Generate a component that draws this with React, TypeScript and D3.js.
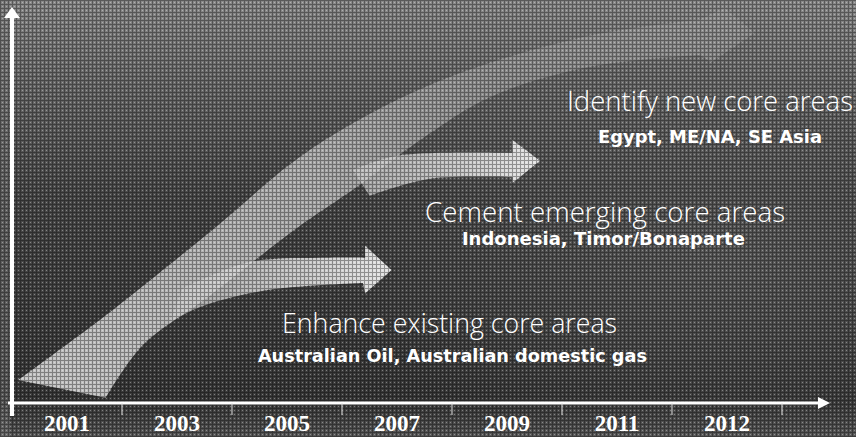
import * as d3 from 'd3'

// x categories (year labels under the axis)
const years: string[] = ['2001', '2003', '2005', '2007', '2009', '2011', '2012']

// arrows, in [year-slot, level 0..100] units
const swooshTop: [number, number][] = [[0.055, 5.8], [0.89, 23], [1.8, 43.3], [2.71, 64.1], [3.8, 80.5], [5.16, 92.4], [6.25, 97]]
const swooshHead: [number, number][] = [[6.48, 100], [6.75, 93.7], [6.36, 86.3]]
const swooshBottom: [number, number][] = [[6.25, 88.1], [5.25, 85.1], [4.35, 77.5], [3.71, 66.6], [3.16, 55.2], [2.59, 44.3], [1.77, 26.6], [1.19, 14.7], [0.85, 1.3]]

const cementTop: [number, number][] = [[3.1, 59], [3.5, 62.6], [4.55, 63.3]]
const cementHead: [number, number][] = [[4.55, 66.6], [4.8, 61.3], [4.55, 55.7]]
const cementBottom: [number, number][] = [[4.55, 57.2], [3.8, 56.8], [3.25, 52.5]]

const enhanceTop: [number, number][] = [[1.55, 29], [2.16, 35.7], [2.89, 36.8], [3.21, 36.8]]
const enhanceHead: [number, number][] = [[3.21, 39.8], [3.45, 33.7], [3.21, 27.7]]
const enhanceBottom: [number, number][] = [[3.19, 30.4], [2.32, 28.6], [1.71, 24.3], [1.44, 20.5]]

// labels
const headlines: string[] = ['Identify new core areas', 'Cement emerging core areas', 'Enhance existing core areas']
const regions: string[] = ['Egypt, ME/NA, SE Asia', 'Indonesia, Timor/Bonaparte', 'Australian Oil, Australian domestic gas']
const headlineAt: [number, number][] = [[5.045, 73.9], [3.755, 45.8], [2.455, 17.7]]
const regionAt: [number, number][] = [[5.327, 65.8], [4.09, 40], [2.236, 10.4]]

export default function App() {
  const width = 856
  const height = 437
  const axisY = 403
  const axisX = 12

  const xBand = d3.scaleBand<string>().domain(years).range([axisX, 782])
  const xPos = d3.scaleLinear().domain([0, years.length]).range([axisX, 782])
  const yLev = d3.scaleLinear().domain([0, 100]).range([axisY, 8])

  const smooth = d3.line<[number, number]>()
    .x(d => xPos(d[0])).y(d => yLev(d[1]))
    .curve(d3.curveCatmullRom)
  const straight = d3.line<[number, number]>()
    .x(d => xPos(d[0])).y(d => yLev(d[1]))

  const arrowPath = (top: [number, number][], head: [number, number][], bottom: [number, number][]) => {
    const a = smooth(top) || ''
    const b = (straight(head) || '').replace(/^M/, 'L')
    const c = (smooth(bottom) || '').replace(/^M/, 'L')
    return a + b + c + 'Z'
  }

  const ticks = d3.range(years.length + 1).map(i => xPos(i))

  return (
    <svg width={width} height={height} style={{ position: 'absolute', left: 0, top: 0, display: 'block' }}>
      <defs>
        <linearGradient id="bg" x1="0" y1="0" x2="0" y2="1">
          <stop offset="0" stopColor="#8a8a8a" />
          <stop offset="0.18" stopColor="#6c6c6c" />
          <stop offset="0.45" stopColor="#4a4a4a" />
          <stop offset="0.92" stopColor="#3a3a3a" />
          <stop offset="1" stopColor="#5a5a5a" />
        </linearGradient>
        <radialGradient id="glow" cx="0.85" cy="0.6" r="0.45">
          <stop offset="0" stopColor="#777" stopOpacity="0.45" />
          <stop offset="1" stopColor="#777" stopOpacity="0" />
        </radialGradient>
        <linearGradient id="swoosh" gradientUnits="userSpaceOnUse" x1="20" y1="400" x2="750" y2="20">
          <stop offset="0" stopColor="#d6d6d6" stopOpacity="0.9" />
          <stop offset="0.45" stopColor="#c2c2c2" stopOpacity="0.8" />
          <stop offset="0.7" stopColor="#a8a8a8" stopOpacity="0.55" />
          <stop offset="1" stopColor="#a0a0a0" stopOpacity="0.45" />
        </linearGradient>
        <linearGradient id="arrow" x1="0" y1="0" x2="1" y2="0">
          <stop offset="0" stopColor="#c8c8c8" stopOpacity="0.7" />
          <stop offset="1" stopColor="#eeeeee" stopOpacity="0.95" />
        </linearGradient>
        <pattern id="dither" width="4" height="4" patternUnits="userSpaceOnUse">
          <path d="M0,0.5H4M0.5,0V4" stroke="#000" strokeWidth="1" opacity="0.35" />
          <path d="M2,2l1,1M3,2l-1,1" stroke="#fff" strokeWidth="0.8" opacity="0.35" />
        </pattern>
      </defs>

      <rect width={width} height={height} fill="url(#bg)" />
      <rect width={width} height={height} fill="url(#glow)" />
      <rect width={axisX - 2} height={height} fill="#7a7a7a" opacity="0.5" />

      <path d={arrowPath(swooshTop, swooshHead, swooshBottom)} fill="url(#swoosh)" />
      <path d={arrowPath(cementTop, cementHead, cementBottom)} fill="url(#arrow)" />
      <path d={arrowPath(enhanceTop, enhanceHead, enhanceBottom)} fill="url(#arrow)" />

      <rect width={width} height={height} fill="url(#dither)" />

      {headlines.map((t, i) => (
        <text key={t} x={xPos(headlineAt[i][0])} y={yLev(headlineAt[i][1])}
          fill="#fff" fontFamily="'Open Sans', sans-serif" fontWeight={300} fontSize={27}
          textLength={[286, 360, 335][i]} lengthAdjust="spacingAndGlyphs">{t}</text>
      ))}
      {regions.map((t, i) => (
        <text key={t} x={xPos(regionAt[i][0])} y={yLev(regionAt[i][1])}
          fill="#fff" fontFamily="'DejaVu Sans', sans-serif" fontWeight="bold" fontSize={17}
          textLength={[224, 283, 389][i]} lengthAdjust="spacingAndGlyphs">{t}</text>
      ))}

      {/* y axis */}
      <line x1={axisX} x2={axisX} y1={416} y2={16} stroke="#fff" strokeWidth={4} />
      <path d={`M${axisX - 8},${18}L${axisX},${7}L${axisX + 8},${18}Z`} fill="#fff" />

      {/* x axis */}
      <line x1={axisX - 4} x2={820} y1={axisY} y2={axisY} stroke="#fff" strokeWidth={3} />
      <path d={`M${818},${axisY - 6}L${830},${axisY}L${818},${axisY + 6}Z`} fill="#fff" />
      {ticks.slice(1).map(t => (
        <line key={t} x1={t} x2={t} y1={axisY} y2={axisY + 12} stroke="#e0e0e0" strokeWidth={1} />
      ))}
      {years.map(y => (
        <text key={y} x={(xBand(y) || 0) + xBand.bandwidth() / 2} y={431} textAnchor="middle"
          fill="#fff" fontFamily="'Liberation Serif', serif" fontWeight="bold" fontSize={23}>{y}</text>
      ))}
    </svg>
  )
}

▸ **Job**:
Exclude the images and reproduce the remaining data exactly.

▸ **Expected answer**:
Generate a component that draws this with React, TypeScript and D3.js.
import * as d3 from 'd3'

// x categories (year labels under the axis)
const years: string[] = ['2001', '2003', '2005', '2007', '2009', '2011', '2012']

// arrows, in [year-slot, level 0..100] units
const swooshTop: [number, number][] = [[0.055, 5.8], [0.89, 23], [1.8, 43.3], [2.71, 64.1], [3.8, 80.5], [5.16, 92.4], [6.25, 97]]
const swooshHead: [number, number][] = [[6.48, 100], [6.75, 93.7], [6.36, 86.3]]
const swooshBottom: [number, number][] = [[6.25, 88.1], [5.25, 85.1], [4.35, 77.5], [3.71, 66.6], [3.16, 55.2], [2.59, 44.3], [1.77, 26.6], [1.19, 14.7], [0.85, 1.3]]

const cementTop: [number, number][] = [[3.1, 59], [3.5, 62.6], [4.55, 63.3]]
const cementHead: [number, number][] = [[4.55, 66.6], [4.8, 61.3], [4.55, 55.7]]
const cementBottom: [number, number][] = [[4.55, 57.2], [3.8, 56.8], [3.25, 52.5]]

const enhanceTop: [number, number][] = [[1.55, 29], [2.16, 35.7], [2.89, 36.8], [3.21, 36.8]]
const enhanceHead: [number, number][] = [[3.21, 39.8], [3.45, 33.7], [3.21, 27.7]]
const enhanceBottom: [number, number][] = [[3.19, 30.4], [2.32, 28.6], [1.71, 24.3], [1.44, 20.5]]

// labels
const headlines: string[] = ['Identify new core areas', 'Cement emerging core areas', 'Enhance existing core areas']
const regions: string[] = ['Egypt, ME/NA, SE Asia', 'Indonesia, Timor/Bonaparte', 'Australian Oil, Australian domestic gas']
const headlineAt: [number, number][] = [[5.045, 73.9], [3.755, 45.8], [2.455, 17.7]]
const regionAt: [number, number][] = [[5.327, 65.8], [4.09, 40], [2.236, 10.4]]

export default function App() {
  const width = 856
  const height = 437
  const axisY = 403
  const axisX = 12

  const xBand = d3.scaleBand<string>().domain(years).range([axisX, 782])
  const xPos = d3.scaleLinear().domain([0, years.length]).range([axisX, 782])
  const yLev = d3.scaleLinear().domain([0, 100]).range([axisY, 8])

  const smooth = d3.line<[number, number]>()
    .x(d => xPos(d[0])).y(d => yLev(d[1]))
    .curve(d3.curveCatmullRom)
  const straight = d3.line<[number, number]>()
    .x(d => xPos(d[0])).y(d => yLev(d[1]))

  const arrowPath = (top: [number, number][], head: [number, number][], bottom: [number, number][]) => {
    const a = smooth(top) || ''
    const b = (straight(head) || '').replace(/^M/, 'L')
    const c = (smooth(bottom) || '').replace(/^M/, 'L')
    return a + b + c + 'Z'
  }

  const ticks = d3.range(years.length + 1).map(i => xPos(i))

  return (
    <svg width={width} height={height} style={{ position: 'absolute', left: 0, top: 0, display: 'block' }}>
      <defs>
        <linearGradient id="bg" x1="0" y1="0" x2="0" y2="1">
          <stop offset="0" stopColor="#8a8a8a" />
          <stop offset="0.18" stopColor="#6c6c6c" />
          <stop offset="0.45" stopColor="#4a4a4a" />
          <stop offset="0.92" stopColor="#3a3a3a" />
          <stop offset="1" stopColor="#5a5a5a" />
        </linearGradient>
        <radialGradient id="glow" cx="0.85" cy="0.6" r="0.45">
          <stop offset="0" stopColor="#777" stopOpacity="0.45" />
          <stop offset="1" stopColor="#777" stopOpacity="0" />
        </radialGradient>
        <linearGradient id="swoosh" gradientUnits="userSpaceOnUse" x1="20" y1="400" x2="750" y2="20">
          <stop offset="0" stopColor="#d6d6d6" stopOpacity="0.9" />
          <stop offset="0.45" stopColor="#c2c2c2" stopOpacity="0.8" />
          <stop offset="0.7" stopColor="#a8a8a8" stopOpacity="0.55" />
          <stop offset="1" stopColor="#a0a0a0" stopOpacity="0.45" />
        </linearGradient>
        <linearGradient id="arrow" x1="0" y1="0" x2="1" y2="0">
          <stop offset="0" stopColor="#c8c8c8" stopOpacity="0.7" />
          <stop offset="1" stopColor="#eeeeee" stopOpacity="0.95" />
        </linearGradient>
        <pattern id="dither" width="4" height="4" patternUnits="userSpaceOnUse">
          <path d="M0,0.5H4M0.5,0V4" stroke="#000" strokeWidth="1" opacity="0.35" />
          <path d="M2,2l1,1M3,2l-1,1" stroke="#fff" strokeWidth="0.8" opacity="0.35" />
        </pattern>
      </defs>

      <rect width={width} height={height} fill="url(#bg)" />
      <rect width={width} height={height} fill="url(#glow)" />
      <rect width={axisX - 2} height={height} fill="#7a7a7a" opacity="0.5" />

      <path d={arrowPath(swooshTop, swooshHead, swooshBottom)} fill="url(#swoosh)" />
      <path d={arrowPath(cementTop, cementHead, cementBottom)} fill="url(#arrow)" />
      <path d={arrowPath(enhanceTop, enhanceHead, enhanceBottom)} fill="url(#arrow)" />

      <rect width={width} height={height} fill="url(#dither)" />

      {headlines.map((t, i) => (
        <text key={t} x={xPos(headlineAt[i][0])} y={yLev(headlineAt[i][1])}
          fill="#fff" fontFamily="'Open Sans', sans-serif" fontWeight={300} fontSize={27}
          textLength={[286, 360, 335][i]} lengthAdjust="spacingAndGlyphs">{t}</text>
      ))}
      {regions.map((t, i) => (
        <text key={t} x={xPos(regionAt[i][0])} y={yLev(regionAt[i][1])}
          fill="#fff" fontFamily="'DejaVu Sans', sans-serif" fontWeight="bold" fontSize={17}
          textLength={[224, 283, 389][i]} lengthAdjust="spacingAndGlyphs">{t}</text>
      ))}

      {/* y axis */}
      <line x1={axisX} x2={axisX} y1={416} y2={16} stroke="#fff" strokeWidth={4} />
      <path d={`M${axisX - 8},${18}L${axisX},${7}L${axisX + 8},${18}Z`} fill="#fff" />

      {/* x axis */}
      <line x1={axisX - 4} x2={820} y1={axisY} y2={axisY} stroke="#fff" strokeWidth={3} />
      <path d={`M${818},${axisY - 6}L${830},${axisY}L${818},${axisY + 6}Z`} fill="#fff" />
      {ticks.slice(1).map(t => (
        <line key={t} x1={t} x2={t} y1={axisY} y2={axisY + 12} stroke="#e0e0e0" strokeWidth={1} />
      ))}
      {years.map(y => (
        <text key={y} x={(xBand(y) || 0) + xBand.bandwidth() / 2} y={431} textAnchor="middle"
          fill="#fff" fontFamily="'Liberation Serif', serif" fontWeight="bold" fontSize={23}>{y}</text>
      ))}
    </svg>
  )
}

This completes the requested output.